In his place names of Warren County article, local historian Ernest Miller describes Funkville’s location as follows: “(F)ormerly a small settlement in the southwest corner of Triumph Township, on the Enterprise-Tidioute Road five miles east of Enterprise; also, where the Warren-Franklin Turnpike crosses Funk Run, between Perry in Venango County and Tidioute in Warren County.”

There’s still a Funk Run identified on maps currently that runs into West Hickory Creek south of Tidioute, between Tidioute and West Hickory.

Miller notes that the location was once called Warner “and the post office there had the shortest life of any in Warren County; it opened August 13, 1850, and was changed to Steam Mills, September 10, 1850. As Steam Mills the post office continued until January 16, 1855, when it was discontinued.”

That’s when the Funk started to come to prominence.

Capt. A.B. Funk, that is.

Photo from The Early and Later History of Petroleum “Capt.” A.B. Funk

Schenck’s History of Warren County notes that Funk built the first sawmill in the township “about 1840” and “was an extensive lumberman and operator in oil….”

Where’s he’s buried isn’t clear. What the “A.B.” stands for also isn’t clear but the text “The Early and Later History of Petroleum” published in 1873 gives us a four-page biography – photograph included – of Mr. Funk.

Among the many noted and successful pioneer operators, in the Pennsylvania oil region, Capt. A.B. Funk, merits distinction and prominence. He was a man of superior intellectual acquirements and yet a fair type of the hardy settlers of the wilds of that portion of the Commonwealth of Pennsylvania. When the oil developments at Titusville became a reality, Capt. Funk was among the first to enter into the new enterprise, lending to it the whole force of his character and ample wealth. We regret we have not the data at hand for a completed history of his eventful life; for few men, active as he was, in the earlier years of the development of petroleum in the Pennsylvania oil fields, deserve so generous a remembrance. Such facts as we have, however, we make use of, more for the purposes of a tribute to his memory than a detailed sketch of his life.

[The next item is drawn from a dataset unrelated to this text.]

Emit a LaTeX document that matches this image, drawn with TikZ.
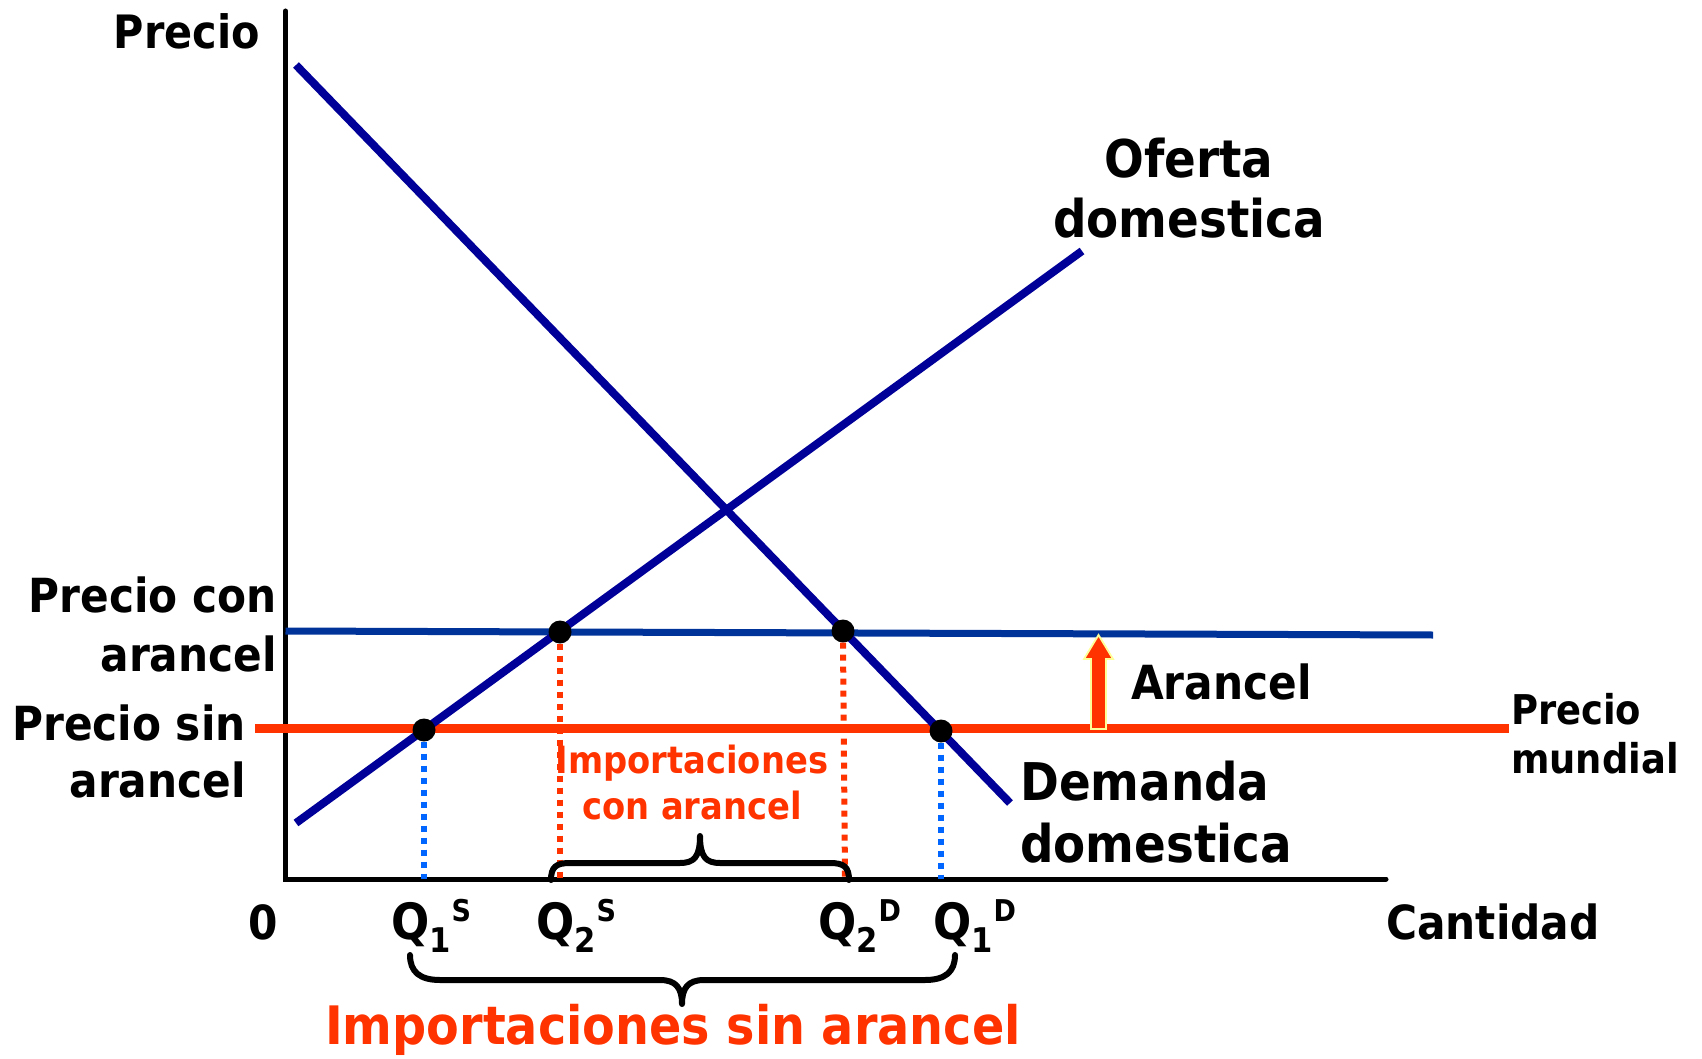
\documentclass[tikz,border=0pt]{standalone}
\usepackage{fontspec}
\newfontfamily\lblfont{DejaVu Sans Condensed Bold}
\definecolor{navy}{HTML}{000099}
\definecolor{tblue}{HTML}{003399}
\definecolor{wred}{HTML}{FF3300}
\definecolor{dblue}{HTML}{0066FF}
\definecolor{pale}{HTML}{FFFF99}
\newcommand\fsz[1]{\fontsize{#1}{#1}\selectfont}
\newcommand\qlab[3]{Q\raisebox{-0.26em}{\fsz{34}#1}\kern1pt\raisebox{0.36em}{\fsz{30}#2}}
\begin{document}
\begin{tikzpicture}[x=1pt,y=-1pt,
  lbl/.style={inner sep=0pt, font=\lblfont},
  curve/.style={navy, line width=8pt},
  axisline/.style={black, line width=5pt, line cap=round},
  dotline/.style={line width=6pt, dash pattern=on 6pt off 6pt},
  eqdot/.style={circle, fill=black, minimum size=23pt, inner sep=0pt},
  bracestyle/.style={black, line width=6pt, line cap=round, line join=round}]
\useasboundingbox (0,0) rectangle (1702,1059);
% coordinates
\coordinate (O) at (285.5,879);
\coordinate (Ytop) at (285.5,11);
\coordinate (Xend) at (1386,879);
\coordinate (D1) at (296,65);
\coordinate (D2) at (1010,803);
\coordinate (S1) at (296,823);
\coordinate (S2) at (1082,251);
\coordinate (PT1) at (285.5,631);
\coordinate (PT2) at (1433,635);
\coordinate (PW1) at (255,728);
\coordinate (PW2) at (1509,728);
\coordinate (qa) at (424,879);
\coordinate (qb) at (560,879);
\coordinate (qc) at (845,879);
\coordinate (qd) at (941,879);
% axes
\draw[axisline] (Ytop) -- (O) -- (Xend);
% price lines
\draw[tblue, line width=7pt] (PT1) -- (PT2);
\draw[wred, line width=9pt] (PW1) -- (PW2);
% supply and demand
\draw[curve] (D1) -- (D2);
\draw[curve] (S1) -- (S2);
% dots
\node[eqdot] (da) at (424,730) {};
\node[eqdot] (db) at (560,632) {};
\node[eqdot] (dc) at (843,631) {};
\node[eqdot] (dd) at (941,731) {};
% dotted drops
\draw[dotline, dblue] (da.south) -- (qa);
\draw[dotline, dblue] (dd.south) -- (qd);
\draw[dotline, wred] (db.south) -- (qb);
\draw[dotline, wred] (dc.south) -- (qc);
% tariff arrow
\filldraw[fill=wred, draw=pale, line width=1.8pt]
  (1091,729) -- (1091,659) -- (1084,659) -- (1098.5,635) -- (1113,659) -- (1106,659) -- (1106,729) -- cycle;
% small brace
\draw[bracestyle] (551,880) .. controls (551,867) and (556,863) .. (570,863) -- (680,863) .. controls (694,863) and (700,857) .. (700,836) .. controls (700,857) and (706,863) .. (720,863) -- (830,863) .. controls (844,863) and (849,867) .. (849,880);
% big brace
\draw[bracestyle] (410,955) .. controls (410,972) and (420,980) .. (440,980) -- (660,980) .. controls (676,980) and (682,988) .. (682,1004) .. controls (682,988) and (688,980) .. (704,980) -- (925,980) .. controls (945,980) and (955,972) .. (955,955);
% labels
\node[lbl, anchor=base east] (tprecio) at (260,49) {\fsz{46}Precio};
\node[lbl, anchor=base] (tofA) at (1189,178) {\fsz{52}Oferta};
\node[lbl, anchor=base] (tofB) at (1189,238) {\fsz{52}domestica};
\node[lbl, anchor=base west] (tdeA) at (1020,800) {\fsz{52}Demanda};
\node[lbl, anchor=base west] (tdeB) at (1020,862) {\fsz{52}domestica};
\node[lbl, anchor=base east] (tpcA) at (277,612) {\fsz{47}Precio con};
\node[lbl, anchor=base east] (tpcB) at (277,671) {\fsz{47}arancel};
\node[lbl, anchor=base east] (tpsA) at (246,740) {\fsz{47}Precio sin};
\node[lbl, anchor=base east] (tpsB) at (246,797) {\fsz{47}arancel};
\node[lbl, anchor=base west] (tpmA) at (1511,724) {\fsz{41}Precio};
\node[lbl, anchor=base west] (tpmB) at (1511,773) {\fsz{41}mundial};
\node[lbl, anchor=base west] (tar) at (1131,699) {\fsz{47}Arancel};
\node[lbl, anchor=base west] (tcant) at (1386,939) {\fsz{47}Cantidad};
\node[lbl, anchor=base] (tzero) at (263,939) {\fsz{47}0};
\node[lbl, anchor=base west] (tq1s) at (391,939) {\fsz{50}\qlab{1}{S}{}};
\node[lbl, anchor=base west] (tq2s) at (536,939) {\fsz{50}\qlab{2}{S}{}};
\node[lbl, anchor=base west] (tq2d) at (818,939) {\fsz{50}\qlab{2}{D}{}};
\node[lbl, anchor=base west] (tq1d) at (933,939) {\fsz{50}\qlab{1}{D}{}};
\node[lbl, anchor=base, text=wred] (ticA) at (692,773) {\fsz{37.5}Importaciones};
\node[lbl, anchor=base, text=wred] (ticB) at (692,819) {\fsz{37.5}con arancel};
\node[lbl, anchor=base, text=wred] (tisa) at (673,1044) {\fsz{53}Importaciones sin arancel};
\end{tikzpicture}
\end{document}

Capt. A.B. Funk was a native of West Newton, Westmore land County, Pa., born in 1811, and grew to man’s estate in his native town. His earlier years were devoted to commercial pursuits, in which he earned for himself an enviable character for integrity and an unblemished repute for uprightness and honesty. Later in life, he engaged extensively in the lumber trade on the Youghiogheny River – building and running small steamers upon its waters – and here, we infer, he obtained his title of “Captain.”

In the spring of 1848, he had superintending charge of the construction of a lock and dam, known as “the Upper Lock and Dam,” on the Youghiogheny Slackwater Improvement. During the same summer, he began the construction of a large side-wheel steamer, intended for the Youghiogheny river trade.

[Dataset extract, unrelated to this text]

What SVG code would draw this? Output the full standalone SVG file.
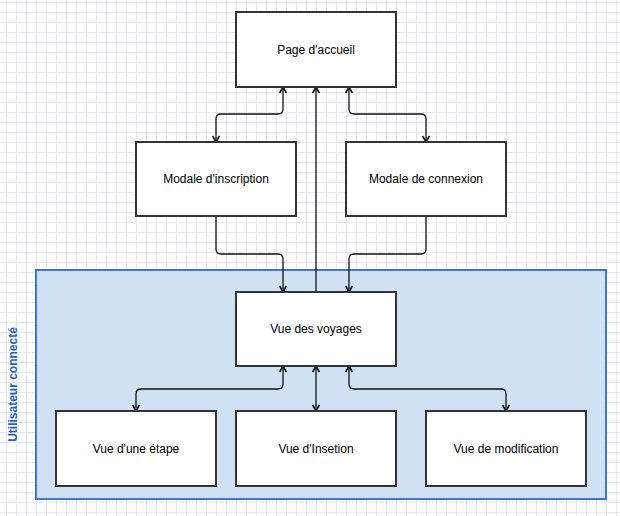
<svg xmlns="http://www.w3.org/2000/svg" width="620" height="516" viewBox="0 0 620 516">
<style>
.box{fill:#ffffff;stroke:#333333;stroke-width:2}
.lbl{font-family:"Liberation Sans",Arial,sans-serif;font-size:12px;fill:#000000;text-anchor:middle;dominant-baseline:central}
.edge{fill:none;stroke:#111111;stroke-width:1.3}
.grp{fill:#cfe1f3;stroke:#3a78d6;stroke-width:2}
.grplbl{font-family:"Liberation Sans",Arial,sans-serif;font-size:12px;font-weight:bold;fill:#1a5fcc;text-anchor:middle;dominant-baseline:central}
</style>
<defs>
<pattern id="grid" x="6" y="2" width="10" height="10" patternUnits="userSpaceOnUse">
<path d="M0.5,0 V10 M0,0.5 H10" fill="none" stroke="#e6e6f8" stroke-width="1"/>
</pattern>
<marker id="arr" viewBox="0 0 8 8" refX="7" refY="4" markerWidth="8" markerHeight="8" markerUnits="userSpaceOnUse" orient="auto-start-reverse">
<path d="M1,0.6 L7,4 L1,7.4" fill="none" stroke="#111111" stroke-width="1.6"/>
</marker>
</defs>
<rect x="0" y="0" width="620" height="516" fill="#ffffff"/>
<rect x="0" y="0" width="620" height="516" fill="url(#grid)"/>

<g id="group-utilisateur">
<rect class="grp" x="36" y="270" width="570" height="229"/>
<text class="grplbl" transform="translate(13,384.5) rotate(-90)">Utilisateur connecté</text>
</g>

<g id="connectors">
<path class="edge" d="M216,142 V119 Q216,114 221,114 H278 Q283,114 283,109 V87" marker-start="url(#arr)" marker-end="url(#arr)"/>
<path class="edge" d="M426,142 V119 Q426,114 421,114 H354 Q349,114 349,109 V87" marker-start="url(#arr)" marker-end="url(#arr)"/>
<path class="edge" d="M316,292 V87" marker-end="url(#arr)" stroke="#555555"/>
<path class="edge" d="M216,216 V249 Q216,254 221,254 H278 Q283,254 283,259 V292" marker-end="url(#arr)"/>
<path class="edge" d="M426,216 V249 Q426,254 421,254 H354 Q349,254 349,259 V292" marker-end="url(#arr)"/>
<path class="edge" d="M283,366 V384 Q283,389 278,389 H141 Q136,389 136,394 V411" marker-start="url(#arr)" marker-end="url(#arr)"/>
<path class="edge" d="M316,366 V411" marker-start="url(#arr)" marker-end="url(#arr)"/>
<path class="edge" d="M349,366 V384 Q349,389 354,389 H501 Q506,389 506,394 V411" marker-start="url(#arr)" marker-end="url(#arr)"/>
</g>

<g id="node-accueil">
<rect class="box" x="236" y="12" width="160" height="75"/>
<text class="lbl" x="316" y="49.5">Page d'accueil</text>
</g>
<g id="node-inscription">
<rect class="box" x="136" y="142" width="160" height="74"/>
<text class="lbl" x="216" y="179">Modale d'inscription</text>
</g>
<g id="node-connexion">
<rect class="box" x="346" y="142" width="160" height="74"/>
<text class="lbl" x="426" y="179">Modale de connexion</text>
</g>
<g id="node-voyages">
<rect class="box" x="236" y="292" width="160" height="74"/>
<text class="lbl" x="316" y="329">Vue des voyages</text>
</g>
<g id="node-etape">
<rect class="box" x="56" y="411" width="160" height="75"/>
<text class="lbl" x="136" y="448.5">Vue d'une étape</text>
</g>
<g id="node-insetion">
<rect class="box" x="236" y="411" width="160" height="75"/>
<text class="lbl" x="316" y="448.5">Vue d'Insetion</text>
</g>
<g id="node-modification">
<rect class="box" x="426" y="411" width="160" height="75"/>
<text class="lbl" x="506" y="448.5">Vue de modification</text>
</g>
</svg>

This vessel, called ‘The Farmer,’ he completed in 1850, but when launched, she proved to be of the too heavy draft, and he was compelled to run her on the Ohio and Mississippi rivers. The management and care of this steamboat enterprise required his almost constant attention, and necessarily, he was, during the season of navigation at least, away from his home in West Newton.

But the enterprise was abundantly successful, and he continued his connection with it, until the fall of 1851, when he disposed of his vessel, having previously determined to purchase timberlands in Western Pennsylvania and engage in the manufacture of lumber.

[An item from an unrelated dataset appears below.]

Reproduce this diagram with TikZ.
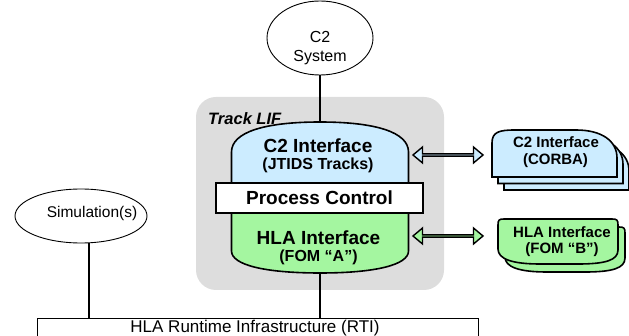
\documentclass[tikz,border=0pt]{standalone}
\usepackage{fontspec}
\setmainfont{Liberation Sans}
\usetikzlibrary{shapes.geometric,shapes.arrows}
\definecolor{ifblue}{RGB}{204,236,255}
\definecolor{ifgreen}{RGB}{164,246,160}
\definecolor{lifgray}{RGB}{221,221,221}
\begin{document}
\begin{tikzpicture}[x=1pt,y=-1pt,
  conn/.style={line width=1.4pt},
  shp/.style={draw, line width=1.6pt},
  anchorbox/.style={inner sep=0pt, minimum width=177pt},
  txtbig/.style={inner sep=0pt, anchor=base, font=\fontsize{19}{19}\selectfont\bfseries},
  txtsub/.style={inner sep=0pt, anchor=base, font=\fontsize{16}{16}\selectfont\bfseries},
  txtright/.style={inner sep=0pt, anchor=base, font=\fontsize{15}{15}\selectfont\bfseries},
  txtplain/.style={inner sep=0pt, anchor=base, font=\fontsize{16}{16}\selectfont},
  dblarrow/.style={double arrow, draw, line width=1.4pt, minimum height=70pt, minimum width=16pt,
     double arrow head extend=4.5pt, double arrow tip angle=80, inner sep=0pt}
]
\useasboundingbox (0,0) rectangle (629,336);

% gray Track LIF container
\node[fill=lifgray, rounded corners=20pt, minimum width=248pt, minimum height=193pt, inner sep=0pt] (lif) at (320,193.5) {};
\node[inner sep=0pt, anchor=base west, font=\fontsize{16.5}{16.5}\selectfont\bfseries\itshape] (liftxt) at (208,125) {Track LIF};

% invisible anchor boxes for the two interface shapes
\node[anchorbox, minimum height=61pt] (c2if) at (320,152.5) {};
\node[anchorbox, minimum height=60pt] (hlaif) at (320,243) {};

% C2 interface (blue dome)
\draw[shp, fill=ifblue] (231.5,183) -- (231.5,152) .. controls (231.5,132) and (265,122) .. (320,122)
   .. controls (375,122) and (408.5,132) .. (408.5,152) -- (408.5,183) -- cycle;
% HLA interface (green, rounded bottom)
\draw[shp, fill=ifgreen] (231.5,213) -- (231.5,251) .. controls (231.5,265) and (265,273) .. (320,273)
   .. controls (375,273) and (408.5,265) .. (408.5,251) -- (408.5,213) -- cycle;
% Process control
\node[draw, line width=1.6pt, fill=white, minimum width=207pt, minimum height=30pt, inner sep=0pt,
      font=\fontsize{19}{19}\selectfont\bfseries] (pc) at (319.5,198) {Process Control};

\node[txtbig] (c2iftxt) at (318,153) {C2 Interface};
\node[txtsub] (c2ifsub) at (318,169.5) {(JTIDS Tracks)};
\node[txtbig] (hlaiftxt) at (318.5,245) {HLA Interface};
\node[txtsub] (hlaifsub) at (318.5,261.5) {(FOM “A”)};

% C2 System
\node[draw, ellipse, line width=0.9pt, minimum width=106pt, minimum height=74pt, inner sep=0pt] (c2sys) at (320,38) {};
\node[txtplain] (c2systxt) at (320,43) {C2};
\node[txtplain] (c2systxt2) at (320,61.5) {System};

% Simulation(s)
\node[draw, ellipse, line width=0.9pt, minimum width=132pt, minimum height=54pt, inner sep=0pt] (sim) at (81,216) {};
\node[inner sep=0pt, anchor=base, font=\fontsize{15.5}{15.5}\selectfont] (simtxt) at (92,218) {Simulation(s)};

% RTI
\node[draw, line width=0.9pt, minimum width=441pt, minimum height=24pt, inner sep=0pt, anchor=north west] (rti) at (37,318) {};
\node[inner sep=0pt, anchor=base, font=\fontsize{17}{17}\selectfont] (rtitxt) at (255,333) {HLA Runtime Infrastructure (RTI)};

% connectors
\draw[conn] (c2sys) -- (c2if.north);
\draw[conn] (hlaif.south) -- (hlaif.south |- rti.north);
\draw[conn] ([xshift=8pt]sim.south) -- ([xshift=8pt]sim.south |- rti.north);

% double arrows
\node[dblarrow, fill=ifblue] (arrc2) at (448,155) {};
\node[dblarrow, fill=ifgreen] (arrhla) at (448,236) {};

% C2 Interface (CORBA) stack
\foreach \dx/\dy in {12/13, 6/6.5, 0/0} {
  \begin{scope}[shift={(\dx,\dy)}]
    \draw[shp, fill=ifblue] (492,177) -- (492,143) .. controls (492,132) and (499,130) .. (515,130)
      -- (576,130) .. controls (602,130) and (617,141) .. (617,158) -- (617,177) -- cycle;
  \end{scope}
}
\node[txtright] (corbatxt) at (556,148) {C2 Interface};
\node[txtright] (corbasub) at (555.5,165) {(CORBA)};

% HLA Interface (FOM B) stack
\foreach \dx/\dy in {7/8, 0/0} {
  \begin{scope}[shift={(\dx,\dy)}]
    \draw[shp, fill=ifgreen] (498,249) -- (498,225) .. controls (498,220) and (499,219) .. (504,219)
      -- (612,219) .. controls (617,219) and (618,220) .. (618,225) -- (618,250)
      .. controls (618,260) and (606,264) .. (578,264) -- (540,264)
      .. controls (512,264) and (498,259) .. (498,249) -- cycle;
  \end{scope}
}
\node[txtright] (fombtxt) at (562,238) {HLA Interface};
\node[txtright] (fombsub) at (562,254) {(FOM “B”)};
\end{tikzpicture}
\end{document}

In pursuance of this predetermined, and may we add, well-considered enterprise, he soon after the sale of his steamer, in 1851, purchased of Judge Warner, of Allegheny City, a large tract of timbered lands, located in Deerfield Township, Warren County, Pa.

In March 1852, with his family, he removed to his new home, then in the wilds of this portion of the commonwealth, and entered industriously upon the work before him. He continued his lumbering operations until the spring and summer of 1859 – meantime largely increasing his capital and his products as well. When oil was discovered at Titusville, in 1859, he was among the largest lumber manufacturers of that region, and his enterprise has been abundantly successful.